- Problem description -
Filter the entries, keeping every line with the word "source".

- Given entries -
----------
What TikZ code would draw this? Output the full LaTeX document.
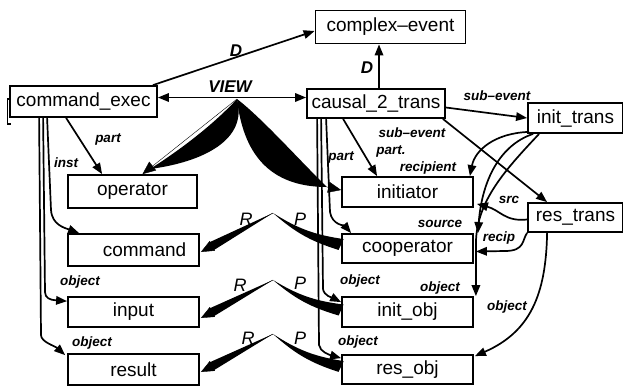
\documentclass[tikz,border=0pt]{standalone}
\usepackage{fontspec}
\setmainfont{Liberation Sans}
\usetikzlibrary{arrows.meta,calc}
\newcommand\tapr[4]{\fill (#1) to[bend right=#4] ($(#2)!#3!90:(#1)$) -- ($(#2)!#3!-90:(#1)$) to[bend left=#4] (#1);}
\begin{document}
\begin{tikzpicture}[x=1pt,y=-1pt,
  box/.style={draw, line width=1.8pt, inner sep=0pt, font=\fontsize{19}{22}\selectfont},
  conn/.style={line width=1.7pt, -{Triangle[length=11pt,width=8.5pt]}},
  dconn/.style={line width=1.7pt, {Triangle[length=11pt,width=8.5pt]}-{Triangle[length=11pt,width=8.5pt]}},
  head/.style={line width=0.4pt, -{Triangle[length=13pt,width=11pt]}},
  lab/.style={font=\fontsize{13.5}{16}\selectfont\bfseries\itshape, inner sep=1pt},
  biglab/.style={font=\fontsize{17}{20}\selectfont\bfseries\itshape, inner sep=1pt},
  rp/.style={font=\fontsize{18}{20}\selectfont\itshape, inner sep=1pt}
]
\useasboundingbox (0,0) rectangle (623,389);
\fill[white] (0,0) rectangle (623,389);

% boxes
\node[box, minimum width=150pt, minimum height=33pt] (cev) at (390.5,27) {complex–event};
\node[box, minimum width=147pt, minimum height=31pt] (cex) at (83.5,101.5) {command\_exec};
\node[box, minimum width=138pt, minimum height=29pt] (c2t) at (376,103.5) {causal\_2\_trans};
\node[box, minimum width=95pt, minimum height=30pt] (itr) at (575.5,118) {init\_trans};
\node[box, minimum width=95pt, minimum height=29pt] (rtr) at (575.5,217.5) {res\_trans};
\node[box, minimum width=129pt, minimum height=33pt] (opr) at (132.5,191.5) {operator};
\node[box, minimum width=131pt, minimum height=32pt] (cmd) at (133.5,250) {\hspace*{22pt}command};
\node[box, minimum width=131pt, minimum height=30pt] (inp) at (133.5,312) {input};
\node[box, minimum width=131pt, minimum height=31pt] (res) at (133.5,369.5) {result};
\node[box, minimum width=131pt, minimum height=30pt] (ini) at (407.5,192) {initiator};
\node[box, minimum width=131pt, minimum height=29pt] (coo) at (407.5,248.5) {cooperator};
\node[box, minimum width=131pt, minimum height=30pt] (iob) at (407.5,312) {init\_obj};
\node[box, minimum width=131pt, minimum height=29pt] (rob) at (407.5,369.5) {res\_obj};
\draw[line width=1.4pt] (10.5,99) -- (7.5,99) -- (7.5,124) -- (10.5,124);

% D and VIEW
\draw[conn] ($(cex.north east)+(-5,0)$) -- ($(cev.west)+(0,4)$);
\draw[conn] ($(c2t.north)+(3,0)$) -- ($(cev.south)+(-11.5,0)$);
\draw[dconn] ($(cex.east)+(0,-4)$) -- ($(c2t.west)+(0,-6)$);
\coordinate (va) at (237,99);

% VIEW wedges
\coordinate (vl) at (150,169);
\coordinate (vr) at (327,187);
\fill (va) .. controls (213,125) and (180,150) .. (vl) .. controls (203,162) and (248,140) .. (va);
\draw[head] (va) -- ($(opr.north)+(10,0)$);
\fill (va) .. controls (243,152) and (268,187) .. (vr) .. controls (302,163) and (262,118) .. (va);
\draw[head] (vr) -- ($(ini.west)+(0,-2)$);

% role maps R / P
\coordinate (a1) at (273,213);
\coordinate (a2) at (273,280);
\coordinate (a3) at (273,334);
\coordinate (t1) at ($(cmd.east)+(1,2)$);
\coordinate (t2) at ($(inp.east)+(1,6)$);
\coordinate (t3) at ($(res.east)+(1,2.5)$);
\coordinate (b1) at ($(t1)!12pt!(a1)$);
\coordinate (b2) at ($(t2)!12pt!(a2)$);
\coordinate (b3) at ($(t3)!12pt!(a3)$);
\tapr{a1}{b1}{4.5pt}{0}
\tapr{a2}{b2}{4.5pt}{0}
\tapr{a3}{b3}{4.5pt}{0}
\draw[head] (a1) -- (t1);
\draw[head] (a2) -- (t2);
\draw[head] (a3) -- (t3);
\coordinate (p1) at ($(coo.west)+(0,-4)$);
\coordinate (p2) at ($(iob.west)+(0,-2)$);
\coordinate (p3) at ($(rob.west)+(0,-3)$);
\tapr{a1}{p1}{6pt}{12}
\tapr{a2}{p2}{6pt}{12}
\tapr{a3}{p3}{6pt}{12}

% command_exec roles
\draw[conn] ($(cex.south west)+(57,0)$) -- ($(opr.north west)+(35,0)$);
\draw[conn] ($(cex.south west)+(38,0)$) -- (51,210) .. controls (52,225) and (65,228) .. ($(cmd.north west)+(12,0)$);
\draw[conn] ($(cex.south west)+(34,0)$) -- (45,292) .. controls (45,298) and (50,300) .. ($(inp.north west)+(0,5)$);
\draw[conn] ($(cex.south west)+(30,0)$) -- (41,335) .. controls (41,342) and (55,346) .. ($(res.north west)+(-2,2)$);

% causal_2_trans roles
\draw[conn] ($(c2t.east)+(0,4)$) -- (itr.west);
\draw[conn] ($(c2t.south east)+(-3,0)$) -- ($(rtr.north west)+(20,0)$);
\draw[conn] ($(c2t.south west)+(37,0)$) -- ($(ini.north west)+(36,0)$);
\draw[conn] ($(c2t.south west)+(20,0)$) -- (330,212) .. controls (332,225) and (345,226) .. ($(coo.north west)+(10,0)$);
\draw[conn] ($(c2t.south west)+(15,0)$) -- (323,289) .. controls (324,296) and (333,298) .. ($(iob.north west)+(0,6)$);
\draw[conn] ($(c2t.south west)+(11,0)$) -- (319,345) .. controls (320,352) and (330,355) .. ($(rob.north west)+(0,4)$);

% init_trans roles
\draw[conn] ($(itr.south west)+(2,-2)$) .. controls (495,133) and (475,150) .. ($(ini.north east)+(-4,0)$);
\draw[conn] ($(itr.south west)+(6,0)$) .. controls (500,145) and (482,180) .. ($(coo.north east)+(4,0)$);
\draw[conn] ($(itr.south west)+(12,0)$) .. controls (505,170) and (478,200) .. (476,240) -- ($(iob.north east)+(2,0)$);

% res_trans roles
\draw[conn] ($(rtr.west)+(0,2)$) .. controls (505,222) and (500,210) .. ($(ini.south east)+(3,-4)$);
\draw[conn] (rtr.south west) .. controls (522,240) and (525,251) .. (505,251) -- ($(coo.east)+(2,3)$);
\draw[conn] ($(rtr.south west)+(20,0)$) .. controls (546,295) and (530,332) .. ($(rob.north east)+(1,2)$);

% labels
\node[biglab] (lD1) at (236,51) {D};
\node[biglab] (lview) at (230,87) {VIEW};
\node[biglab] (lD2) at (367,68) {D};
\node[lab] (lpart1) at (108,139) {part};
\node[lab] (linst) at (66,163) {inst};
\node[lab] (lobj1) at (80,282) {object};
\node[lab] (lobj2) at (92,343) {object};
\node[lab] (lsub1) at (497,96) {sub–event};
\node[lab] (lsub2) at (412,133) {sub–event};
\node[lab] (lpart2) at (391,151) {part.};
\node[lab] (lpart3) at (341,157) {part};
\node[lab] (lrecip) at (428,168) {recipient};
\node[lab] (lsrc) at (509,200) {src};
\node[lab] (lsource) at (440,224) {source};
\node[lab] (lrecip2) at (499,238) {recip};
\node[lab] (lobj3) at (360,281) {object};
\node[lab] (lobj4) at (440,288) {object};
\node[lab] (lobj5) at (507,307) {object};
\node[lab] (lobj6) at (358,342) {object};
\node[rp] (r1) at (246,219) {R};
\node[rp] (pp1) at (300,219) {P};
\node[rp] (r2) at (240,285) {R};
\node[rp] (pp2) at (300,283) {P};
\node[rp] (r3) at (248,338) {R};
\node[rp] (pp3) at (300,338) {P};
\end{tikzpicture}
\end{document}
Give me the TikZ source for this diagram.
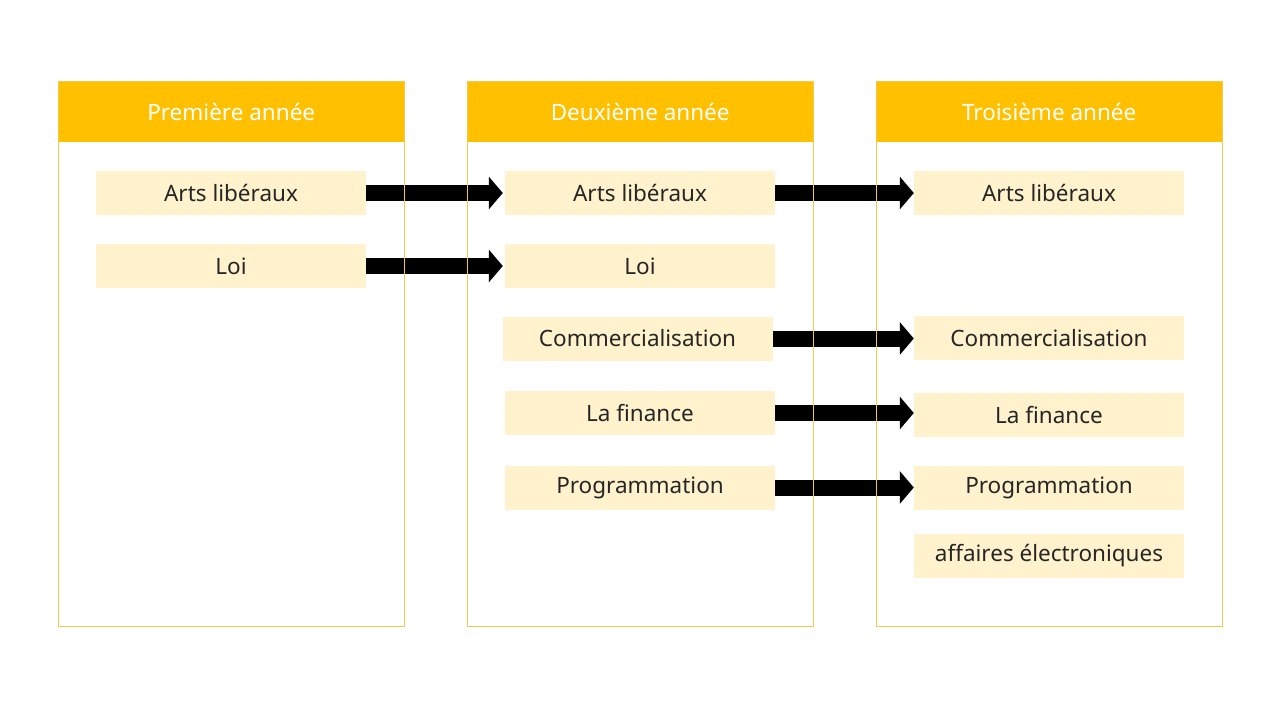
----------
- Task response -
\node[lab] (lsource) at (440,224) {source};
Give me the TikZ source for this diagram.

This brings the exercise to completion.